BOGOR, KOMPAS.com - Bercelana pendek dan bertelanjang dada, Adi jongkok di tengah aliran sungai di kawasan Babakan Madang, Bogor, Rabu (3/1/2018). Panas terik matahari tidak menyurutkan niatnya merogoh dasar sungai dan mengambil batu.
Demi mendapatkan uang, Adi dan dua rekannya harus rela punggungnya terbakar matahari, tangannya kapalan, dan basah-basahan.
Pria bertopi coklat tersebut terus "menggali" batu di dasar sungai dengan menggunakan tangan yang jari-jarinya terbilang cukup besar.
Batu yang berada dalam tangkapan lalu Adi pindahkan ke dalam pengki. Setelah batu di pengki penuh, batu itu dioper ke dalam truk tua.
Hal tersebut dilakukan mereka secara berulang hingga bak truk terisi penuh batu.

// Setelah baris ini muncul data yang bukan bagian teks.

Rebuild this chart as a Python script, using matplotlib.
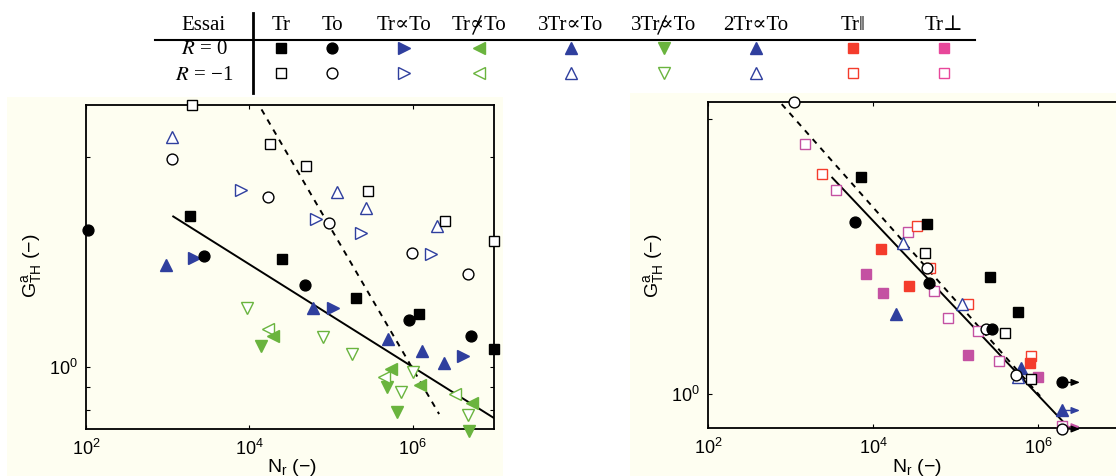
import matplotlib
matplotlib.use('Agg')
import matplotlib.pyplot as plt
from matplotlib.lines import Line2D
from matplotlib.patches import Rectangle
import matplotlib.ticker as mticker

# ---------------- data (left panel) ----------------
tr_r0_N = [1.9e3, 2.5e4, 2.0e5, 1.2e6, 1.0e7]
tr_r0_G = [2.20, 1.76, 1.44, 1.32, 1.10]
tr_rm1_N = [2.0e3, 1.77e4, 5.0e4, 2.85e5, 2.5e6, 1.0e7]
tr_rm1_G = [3.94, 3.22, 2.86, 2.51, 2.15, 1.94]
to_r0_N = [1.06e2, 2.8e3, 4.8e4, 8.9e5, 5.2e6]
to_r0_G = [2.05, 1.79, 1.54, 1.28, 1.18]
to_rm1_N = [1.14e3, 1.7e4, 9.5e4, 9.8e5, 4.7e6]
to_rm1_G = [2.97, 2.44, 2.13, 1.82, 1.63]
prop_r0_N = [2.1e3, 1.06e5, 4.15e6]
prop_r0_G = [1.77, 1.36, 1.06]
prop_rm1_N = [7.8e3, 6.5e4, 2.3e5, 1.7e6]
prop_rm1_G = [2.53, 2.17, 2.02, 1.81]
nprop_r0_N = [1.96e4, 5.5e5, 1.22e6, 5.4e6]
nprop_r0_G = [1.18, 0.99, 0.91, 0.83]
nprop_rm1_N = [1.68e4, 4.4e5, 3.3e6]
nprop_rm1_G = [1.22, 0.95, 0.87]
prop3_r0_N = [9.5e2, 6.1e4, 5.0e5, 1.32e6, 2.4e6]
prop3_r0_G = [1.71, 1.36, 1.16, 1.09, 1.02]
prop3_rm1_N = [1.14e3, 1.2e5, 2.7e5, 2.0e6]
prop3_rm1_G = [3.34, 2.50, 2.30, 2.09]
nprop3_r0_N = [1.4e4, 4.8e5, 6.5e5, 4.9e6]
nprop3_r0_G = [1.12, 0.90, 0.79, 0.718]
nprop3_rm1_N = [9.3e3, 8.0e4, 1.8e5, 1.0e6, 7.2e5, 4.7e6]
nprop3_rm1_G = [1.36, 1.17, 1.07, 0.976, 0.88, 0.78]
fitL_solid_N = [1.17e3, 1.0e7]
fitL_solid_G = [2.20, 0.766]
fitL_dash_N = [1.41e4, 2.11e6]
fitL_dash_G = [3.85, 0.783]

# ---------------- data (right panel) ----------------
R_to_rm1_N = [1.1e3, 4.5e4, 2.3e5, 5.4e5, 1.95e6]
R_to_rm1_G = [4.36, 1.89, 1.39, 1.10, 0.84]
R_to_r0_N = [6.0e3, 4.7e4, 2.75e5, 1.95e6]
R_to_r0_G = [2.38, 1.75, 1.39, 1.06]
R_tr_r0_N = [7.0e3, 4.5e4, 2.6e5, 5.6e5]
R_tr_r0_G = [2.98, 2.36, 1.80, 1.51]
R_tr_rm1_N = [4.2e4, 3.95e5, 8.2e5]
R_tr_rm1_G = [2.03, 1.36, 1.08]
R_par_r0_N = [1.24e4, 2.7e4, 7.9e5]
R_par_r0_G = [2.08, 1.72, 1.17]
R_par_rm1_N = [2.4e3, 3.4e4, 4.9e4, 1.4e5, 8.2e5]
R_par_rm1_G = [3.03, 2.33, 1.89, 1.57, 1.21]
R_perp_r0_N = [8.1e3, 1.3e4, 1.4e5, 1.0e6]
R_perp_r0_G = [1.83, 1.66, 1.22, 1.09]
R_perp_rm1_N = [1.5e3, 3.5e3, 2.6e4, 5.5e4, 8.0e4, 1.86e5, 3.3e5, 1.95e6]
R_perp_rm1_G = [3.53, 2.79, 2.26, 1.68, 1.47, 1.37, 1.18, 0.85]
R_prop2_r0_N = [1.9e4, 6.1e5, 1.96e6]
R_prop2_r0_G = [1.50, 1.14, 0.92]
R_prop2_rm1_N = [2.3e4, 1.2e5, 5.7e5]
R_prop2_rm1_G = [2.14, 1.57, 1.09]
fitR_solid_N = [3.18e3, 2.38e6]
fitR_solid_G = [2.975, 0.841]
fitR_dash_N = [7.76e2, 1.05e6]
fitR_dash_G = [4.31, 0.99]
runout_N_start = [1.95e6, 1.96e6, 1.95e6, 1.95e6]
runout_N_end = [3.2e6, 3.2e6, 3.2e6, 3.2e6]
runout_G = [1.06, 0.92, 0.848, 0.838]

# table
col_labels = ['Tr', 'To', 'Tr\u221dTo', 'Tr\u221dTo', '3Tr\u221dTo', '3Tr\u221dTo',
              '2Tr\u221dTo', 'Tr\u2016', 'Tr\u22a5']
col_negated = [False, False, False, True, False, True, False, False, False]
row_labels = ['$R$ = 0', '$R$ = \u22121']

# ---------------- styling ----------------
BLUE = '#2f3f9e'
GREEN = '#6ab43e'
RED = '#f43c2c'
MAG = '#c451a2'
CREAM = '#fefef1'
SERIF = ['Liberation Serif', 'DejaVu Serif']

plt.rcParams['font.family'] = ['Liberation Sans', 'DejaVu Sans']
plt.rcParams['mathtext.fontset'] = 'custom'
plt.rcParams['mathtext.rm'] = 'Liberation Sans'
plt.rcParams['mathtext.it'] = 'Liberation Sans:italic'
plt.rcParams['mathtext.bf'] = 'Liberation Sans:bold'

W, H = 1116, 476
fig = plt.figure(figsize=(W / 100, H / 100), dpi=100)
fig.patch.set_facecolor('white')


def fx(px):
    return px / W


def fy(py):
    return 1 - py / H


fig.add_artist(Rectangle((fx(7), 0), fx(503) - fx(7), fy(97), transform=fig.transFigure,
                         fc=CREAM, ec='none', zorder=-5))
fig.add_artist(Rectangle((fx(630), 0), 1 - fx(630), fy(93), transform=fig.transFigure,
                         fc=CREAM, ec='none', zorder=-5))

ax1 = fig.add_axes([fx(86), fy(429.3), (494.3 - 86) / W, (429.3 - 105) / H])
ax2 = fig.add_axes([fx(708.3), fy(428.3), (1120.8 - 708.3) / W, (428.3 - 102.3) / H])

MS = dict(s=7.0, o=7.8, tri=8.6)


def series(ax, N, G, marker, color, filled, size):
    ax.plot(N, G, ls='none', marker=marker, ms=size,
            mfc=color if filled else 'white', mec=color,
            mew=1.0, clip_on=False, zorder=5)


for ax, ylim, minors in [(ax1, (0.723, 3.94), [0.8, 0.9, 3]), (ax2, (0.841, 4.35), [4])]:
    ax.set_facecolor(CREAM)
    ax.set_xscale('log')
    ax.set_yscale('log')
    ax.set_xlim(1e2, 1e7)
    ax.set_ylim(*ylim)
    ax.xaxis.set_major_locator(mticker.FixedLocator([1e2, 1e4, 1e6]))
    ax.xaxis.set_minor_locator(mticker.NullLocator())
    ax.xaxis.set_major_formatter(mticker.FixedFormatter(['$10^{2}$', '$10^{4}$', '$10^{6}$']))
    ax.yaxis.set_major_locator(mticker.FixedLocator([1.0]))
    ax.yaxis.set_major_formatter(mticker.FixedFormatter(['$10^{0}$']))
    ax.yaxis.set_minor_locator(mticker.FixedLocator(minors))
    ax.yaxis.set_minor_formatter(mticker.NullFormatter())
    ax.tick_params(which='both', direction='in', top=True, right=True, length=3,
                   width=0.8, labelsize=13, colors='black')
    ax.tick_params(axis='x', pad=7)
    ax.tick_params(axis='y', pad=6)
    for sp in ax.spines.values():
        sp.set_linewidth(1.3)

# left panel
ax1.plot(fitL_solid_N, fitL_solid_G, color='black', lw=1.4, zorder=3)
ax1.plot(fitL_dash_N, fitL_dash_G, color='black', lw=1.4, ls=(0, (3, 3)), zorder=3)
series(ax1, nprop3_rm1_N, nprop3_rm1_G, 'v', GREEN, False, MS['tri'])
series(ax1, nprop3_r0_N, nprop3_r0_G, 'v', GREEN, True, MS['tri'])
series(ax1, nprop_rm1_N, nprop_rm1_G, '<', GREEN, False, MS['tri'])
series(ax1, nprop_r0_N, nprop_r0_G, '<', GREEN, True, MS['tri'])
series(ax1, prop3_rm1_N, prop3_rm1_G, '^', BLUE, False, MS['tri'])
series(ax1, prop3_r0_N, prop3_r0_G, '^', BLUE, True, MS['tri'])
series(ax1, prop_rm1_N, prop_rm1_G, '>', BLUE, False, MS['tri'])
series(ax1, prop_r0_N, prop_r0_G, '>', BLUE, True, MS['tri'])
series(ax1, tr_rm1_N, tr_rm1_G, 's', 'black', False, MS['s'])
series(ax1, tr_r0_N, tr_r0_G, 's', 'black', True, MS['s'])
series(ax1, to_rm1_N, to_rm1_G, 'o', 'black', False, MS['o'])
series(ax1, to_r0_N, to_r0_G, 'o', 'black', True, MS['o'])

# right panel
ax2.plot(fitR_solid_N, fitR_solid_G, color='black', lw=1.4, zorder=3)
ax2.plot(fitR_dash_N, fitR_dash_G, color='black', lw=1.4, ls=(0, (3, 3)), zorder=3)
run_colors = ['black', BLUE, MAG, 'black']
for n0, n1, g, c in zip(runout_N_start, runout_N_end, runout_G, run_colors):
    ax2.annotate('', xy=(n1, g), xytext=(n0, g), annotation_clip=False,
                 arrowprops=dict(arrowstyle='-|>,head_length=0.5,head_width=0.2',
                                 color=c, lw=1.0, shrinkA=0, shrinkB=0), zorder=4)
series(ax2, R_perp_rm1_N, R_perp_rm1_G, 's', MAG, False, MS['s'])
series(ax2, R_perp_r0_N, R_perp_r0_G, 's', MAG, True, MS['s'])
series(ax2, R_par_rm1_N, R_par_rm1_G, 's', RED, False, MS['s'])
series(ax2, R_par_r0_N, R_par_r0_G, 's', RED, True, MS['s'])
series(ax2, R_prop2_rm1_N, R_prop2_rm1_G, '^', BLUE, False, MS['tri'])
series(ax2, R_prop2_r0_N, R_prop2_r0_G, '^', BLUE, True, MS['tri'])
series(ax2, R_tr_rm1_N, R_tr_rm1_G, 's', 'black', False, MS['s'])
series(ax2, R_tr_r0_N, R_tr_r0_G, 's', 'black', True, MS['s'])
series(ax2, R_to_rm1_N, R_to_rm1_G, 'o', 'black', False, MS['o'])
series(ax2, R_to_r0_N, R_to_r0_G, 'o', 'black', True, MS['o'])

# axis labels
for xl, yl_x in [(292, 31), (917, 653)]:
    fig.text(fx(xl), fy(467), 'N$\\mathregular{_r}$ (\u2212)', ha='center', va='center', fontsize=14)
    fig.text(fx(yl_x), fy(266), '$\\mathregular{G^{a}_{TH}}$ (\u2212)',
             ha='center', va='center', rotation=90, fontsize=14)

# ---------------- table legend ----------------
col_x = [281, 332, 404, 479, 571, 664, 756, 853, 944]
row_y = [48, 73]
head_y = 25
fig.text(fx(203), fy(head_y), 'Essai', ha='center', va='center', fontsize=15, family=SERIF)
for lab, neg, x in zip(col_labels, col_negated, col_x):
    fig.text(fx(x), fy(head_y), lab, ha='center', va='center', fontsize=15, family=SERIF)
    if neg:
        fig.add_artist(Line2D([fx(x - 6), fx(x + 2)], [fy(34), fy(16)],
                              transform=fig.transFigure, color='black', lw=1.0))
for lab, y in zip(row_labels, row_y):
    fig.text(fx(204), fy(y + 2), lab, ha='center', va='center', fontsize=15, family=SERIF,
             math_fontfamily='stix')
fig.add_artist(Line2D([fx(155), fx(975)], [fy(40), fy(40)], transform=fig.transFigure,
                      color='black', lw=1.5))
fig.add_artist(Line2D([fx(253), fx(253)], [fy(13), fy(93)], transform=fig.transFigure,
                      color='black', lw=2.0))

leg_markers = [('s', 'black', MS['s']), ('o', 'black', MS['o']), ('>', BLUE, MS['tri']),
               ('<', GREEN, MS['tri']), ('^', BLUE, MS['tri']), ('v', GREEN, MS['tri']),
               ('^', BLUE, MS['tri']), ('s', RED, MS['s']), ('s', '#e8479a', MS['s'])]
for (m, c, s), x in zip(leg_markers, col_x):
    for filled, y in zip([True, False], row_y):
        fig.add_artist(Line2D([fx(x)], [fy(y)], transform=fig.transFigure, ls='none',
                              marker=m, ms=s, mfc=c if filled else 'white', mec=c, mew=1.0))

fig.savefig('out.png', dpi=100, facecolor='white')
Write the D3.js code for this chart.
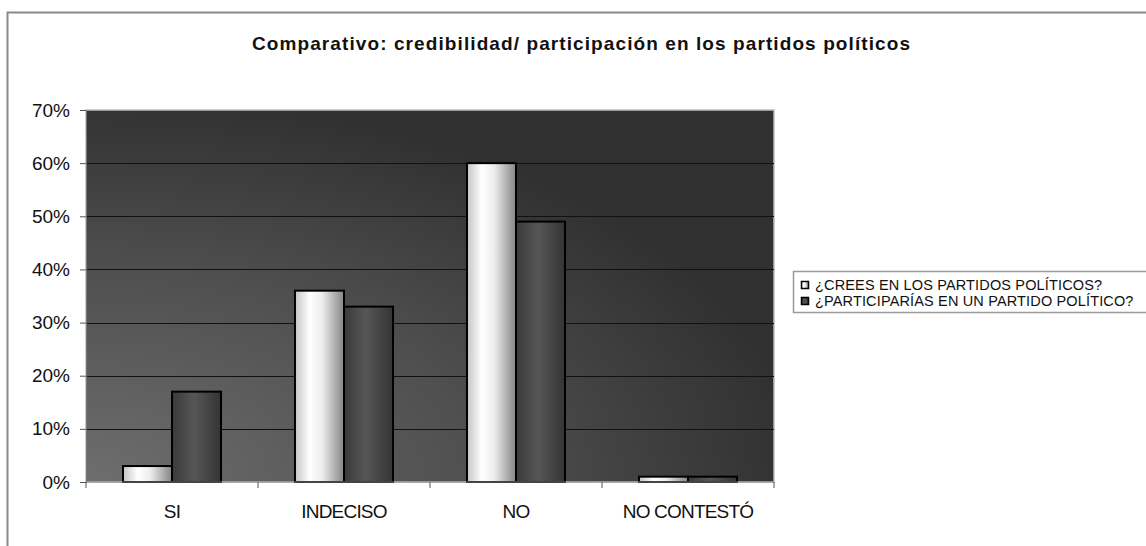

Butuh sekitar satu jam lebih memuat batu ke bak truk sampai penuh. Satu bak yang terisi penuh batu hanya dihargai Rp 65.000.
Setelah bak penuh, Adi masih harus berjuang untuk menyalakan truk yang sering disebut masyarakat dengan nama tiper alias titipan perang.
Adi mengisi tangki dengan air sungai. Lalu, air tersebut diisi ke dalam radiator. Selanjutnya, Adi menyalakan truk dengan cara diengkol.Â
Truk ini sangat tradisional terbukti tidak memiliki electrick starter.
Adi menancap truknya menuju ke penggilingan batu dengan melalui jalan yang menanjak, berbatu, dan licin.
Sekitar 10 menit, truk yang dikemudikan Adi sampai ke penggilingan. Di sana, ada sekitar 10 orang pekerja dengan sebuah mesin besar untuk menggiling batu.
Saat mesin beroperasi menghasilkan suara yang bising dan debu.
Karena itu beberapa pekerja terlihat menutup hidungnya dengan kaus agar tidak terhirup debunya. Batu digiling akan berubah menjadi seplit, agogo, abu, dan his.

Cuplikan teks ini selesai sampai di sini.